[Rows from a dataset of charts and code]
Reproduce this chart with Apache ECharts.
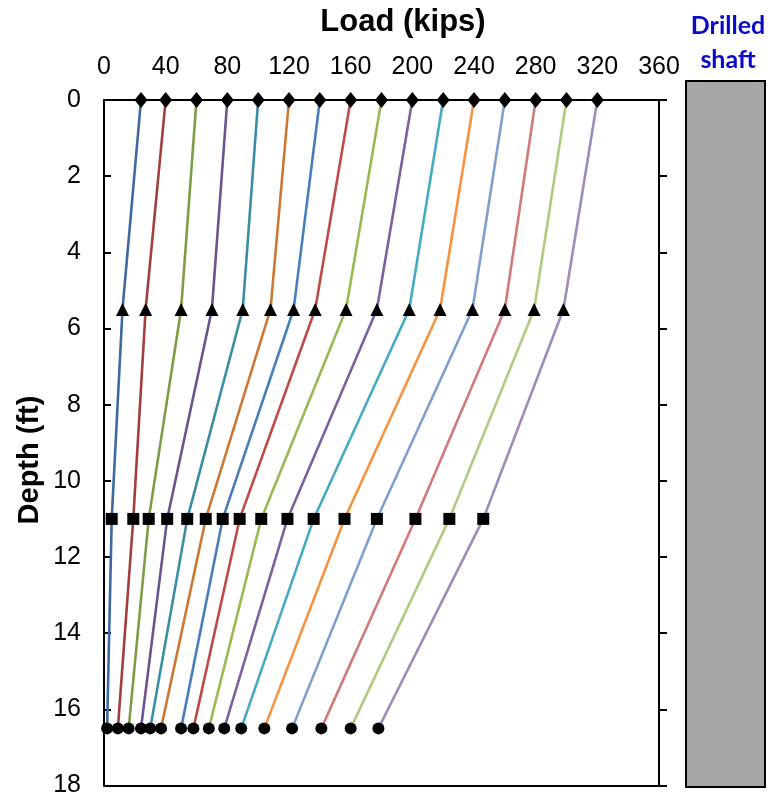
<!DOCTYPE html>
<html>
<head>
<meta charset="utf-8">
<script src="https://cdn.jsdelivr.net/npm/echarts@6/dist/echarts.min.js"></script>
<style>html,body{margin:0;padding:0;background:#fff}#c{width:771px;height:798px}</style>
</head>
<body>
<div id="c"></div>
<script>
// Depth levels (ft) where markers are plotted
const depths = [0, 5.5, 11, 16.5];
const depthMarkers = ['diamond', 'triangle', 'rect', 'circle'];
// Load (kips) at each depth, one entry per load curve
const loadAt0 = [24, 40, 60, 80, 100, 120, 140, 160, 180, 200, 220, 240, 260, 280, 300, 320];
const loadAt5_5 = [12, 27, 50, 70, 90, 108, 123, 137, 157, 177, 198, 218, 239, 260, 279, 298];
const loadAt11 = [5, 19, 29, 41, 54, 66, 77, 88, 102, 119, 136, 156, 177, 202, 224, 246];
const loadAt16_5 = [2, 9, 16, 24, 30, 37, 50, 58, 68, 78, 89, 104, 122, 141, 160, 178];
// Axis ticks
const loadTicks = [0, 40, 80, 120, 160, 200, 240, 280, 320, 360];
const depthTicks = [0, 2, 4, 6, 8, 10, 12, 14, 16, 18];

const colors = ['#3D699E','#A03F3D','#7E9C45','#6A538E','#3A8DA4','#CC7834',
                '#4A7EBB','#BE4B48','#98B954','#7D60A0','#46AAC5','#F69240',
                '#7E9FD0','#D07B79','#B0CB80','#9E8CBA'];
const symSizes = [[13,16], 13, 12, 12];

const levels = [loadAt0, loadAt5_5, loadAt11, loadAt16_5];
const series = loadAt0.map((_, i) => ({
  type: 'line',
  xAxisIndex: 0,
  yAxisIndex: 0,
  z: 2 + i,
  data: depths.map((d, k) => ({
    value: [levels[k][i], d],
    symbol: depthMarkers[k],
    symbolSize: symSizes[k]
  })),
  lineStyle: { color: colors[i], width: 2.6 },
  itemStyle: { color: '#000' },
  showSymbol: true,
  animation: false
}));

const chart = echarts.init(document.getElementById('c'), null, { renderer: 'canvas' });
const FONT = '"Liberation Sans", Arial, sans-serif';
chart.setOption({
  backgroundColor: '#fff',
  animation: false,
  grid: { left: 104, right: 112, top: 100, bottom: 11, containLabel: false },
  xAxis: [
    {
      type: 'value', position: 'top', min: loadTicks[0], max: loadTicks[loadTicks.length - 1], interval: 40,
      axisLine: { show: true, lineStyle: { color: '#000', width: 2 } },
      axisTick: { show: false },
      splitLine: { show: false },
      axisLabel: { color: '#000', fontSize: 25, fontFamily: FONT, margin: 20 }
    },
    {
      type: 'value', position: 'bottom', min: 0, max: 360, interval: 40,
      axisLine: { show: true, onZero: false, lineStyle: { color: '#000', width: 2 } },
      axisTick: { show: false }, axisLabel: { show: false }, splitLine: { show: false }
    }
  ],
  yAxis: [
    {
      type: 'value', inverse: true, position: 'left', min: depthTicks[0], max: depthTicks[depthTicks.length - 1], interval: 2,
      axisLine: { show: true, onZero: false, lineStyle: { color: '#000', width: 2 } },
      axisTick: { show: true, inside: true, length: 7, lineStyle: { color: '#000', width: 2 } },
      splitLine: { show: false },
      axisLabel: { color: '#000', fontSize: 25, fontFamily: FONT, margin: 23 }
    },
    {
      type: 'value', inverse: true, position: 'right', min: 0, max: 18, interval: 2,
      axisLine: { show: true, onZero: false, lineStyle: { color: '#000', width: 2 } },
      axisTick: { show: true, inside: false, length: 8, lineStyle: { color: '#000', width: 2 } },
      splitLine: { show: false }, axisLabel: { show: false }
    }
  ],
  graphic: [
    { type: 'text', x: 403, y: 22, style: { text: 'Load (kips)', font: 'bold 31px ' + FONT, fill: '#000', textAlign: 'center', textVerticalAlign: 'middle' } },
    { type: 'text', x: 30, y: 460, rotation: Math.PI / 2, style: { text: 'Depth (ft)', font: 'bold 29px ' + FONT, fill: '#000', textAlign: 'center', textVerticalAlign: 'middle' } },
    { type: 'text', x: 728, y: 26, style: { text: 'Drilled', font: 'bold 25px Lato, "Open Sans", sans-serif', fill: '#0A0AC8', textAlign: 'center', textVerticalAlign: 'middle' } },
    { type: 'text', x: 728, y: 60, style: { text: 'shaft', font: 'bold 25px Lato, "Open Sans", sans-serif', fill: '#0A0AC8', textAlign: 'center', textVerticalAlign: 'middle' } },
    { type: 'rect', shape: { x: 686, y: 81, width: 79, height: 706 }, style: { fill: '#A6A6A6', stroke: '#000', lineWidth: 2 } }
  ],
  series: series
});
</script>
</body>
</html>
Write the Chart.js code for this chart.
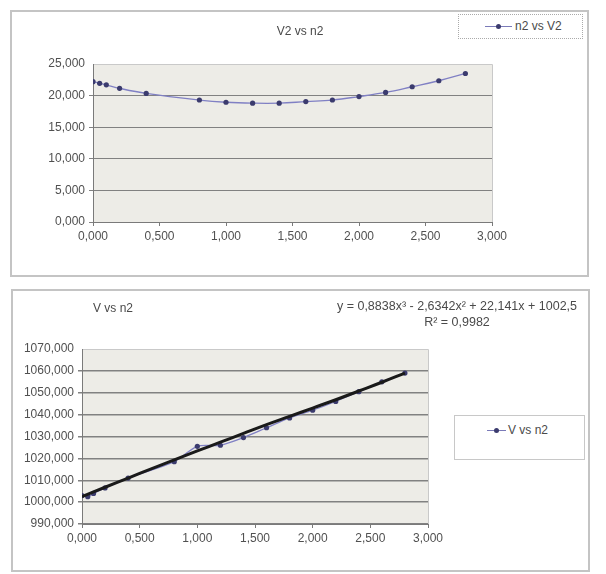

**TO DO:**
Reproduce every line from the entries that holds the word "this".

**TASK RESPONSE:**
Reproduce this chart with Apache ECharts.
Write the Chart.js code for this chart.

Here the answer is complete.